I’m not sure how I missed Neil Simon’s hit comedy, the semi-autobiographical coming of age movie Brighton Beach Memoirs when it came out in the late eighties, but I watched it the other night. Although it was set in a very different time and place, it brought me back to my childhood home with rooms so small there was no privacy. I remembered my neighborhood, where the houses were so close you could practically hear what people were discussing at the dinner table.
The streets were our playground, unpopulated with cars and overpopulated with kids. We could play kickball and hopscotch there during the day and play cards at night under the streetlight. We had the freedom to think up all kinds of things to do, sometimes productive, but mostly not so much.
When I think back on it, especially with a comedic eye like Neil Simon’s, I remember how yes, it was a little bit crowded and sometimes just a tad crazy. Still, there was always so much personal drama going on. It taught me a lot about people, and it was highly entertaining.
I am convinced that no matter what our circumstance, it is to our great advantage to keep that sense of fun in our lives. If we cannot laugh at ourselves we become, well, a little less healthy. As Norman Cousins documented in his bestseller Laughter is the Best Medicine, humor is a very good thing for our general sense of well-being.

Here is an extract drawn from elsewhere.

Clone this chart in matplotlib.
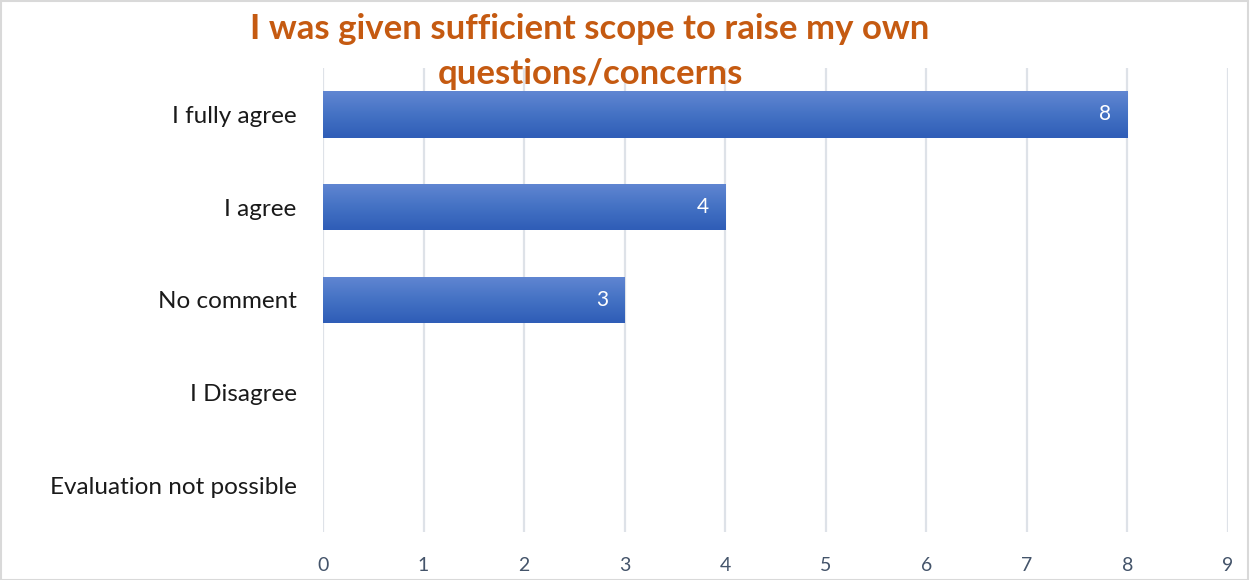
import numpy as np
import matplotlib.pyplot as plt
from matplotlib.patches import Rectangle
from matplotlib.colors import LinearSegmentedColormap

plt.rcParams['font.family'] = ['Lato', 'DejaVu Sans']

categories = ['I fully agree', 'I agree', 'No comment', 'I Disagree', 'Evaluation not possible']
counts = [8, 4, 3, 0, 0]
x_ticks = list(range(0, 10))
title = 'I was given sufficient scope to raise my own\nquestions/concerns'

fig = plt.figure(figsize=(12.5, 5.8), dpi=100)
ax = fig.add_axes([0.2584, 0.0828, 0.724, 0.80])

ypos = np.arange(len(categories))
bar_h = 0.5

# vertical gradient used to fill each bar
grad = np.linspace(0, 1, 64).reshape(-1, 1)
cmap = LinearSegmentedColormap.from_list('bar', ['#6186D2', '#4472C4', '#2F5DB7'])

for y, v in zip(ypos, counts):
    if v <= 0:
        continue
    rect = Rectangle((0, y - bar_h / 2), v, bar_h, facecolor='none', edgecolor='none')
    ax.add_patch(rect)
    im = ax.imshow(grad, cmap=cmap, aspect='auto',
                   extent=(0, v, y + bar_h / 2, y - bar_h / 2), zorder=3)
    im.set_clip_path(rect)
    ax.text(v - 0.16, y, str(v), ha='right', va='center', color='white',
            fontsize=15, zorder=4)

ax.set_xlim(0, 9)
ax.set_ylim(len(categories) - 0.5, -0.5)
ax.set_xticks(x_ticks)
ax.set_xticklabels([str(t) for t in x_ticks], fontsize=14, color='#44546A')
ax.set_yticks(ypos)
ax.set_yticklabels(categories, fontsize=17.5, color='#1a1a1a')
ax.tick_params(length=0)
ax.tick_params(axis='x', pad=18)
ax.tick_params(axis='y', pad=19)
ax.grid(axis='x', color='#DEE2E8', linewidth=1.6, zorder=0)
ax.set_axisbelow(True)
for s in ax.spines.values():
    s.set_visible(False)

fig.text(0.472, 0.978, title, ha='center', va='top', fontsize=25,
         fontweight='bold', color='#C55A11', linespacing=1.5)

fig.patches.append(Rectangle((0.001, 0.0), 0.997, 0.998, transform=fig.transFigure,
                             fill=False, edgecolor='#D9D9D9', linewidth=1.5))

fig.savefig('out.png', dpi=100)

Of course, a full range of emotion gives our lives color and informs us of the world around us. Try to infuse that flow of feeling with humor whenever possible. During hard times, the ‘comedy’ around us might be just a little touch black, but that is infinitely better than being miserable. Attitude, most of the time, really is a choice. So, if you can, switch it up a bit and try to see things with a not-so serious eye.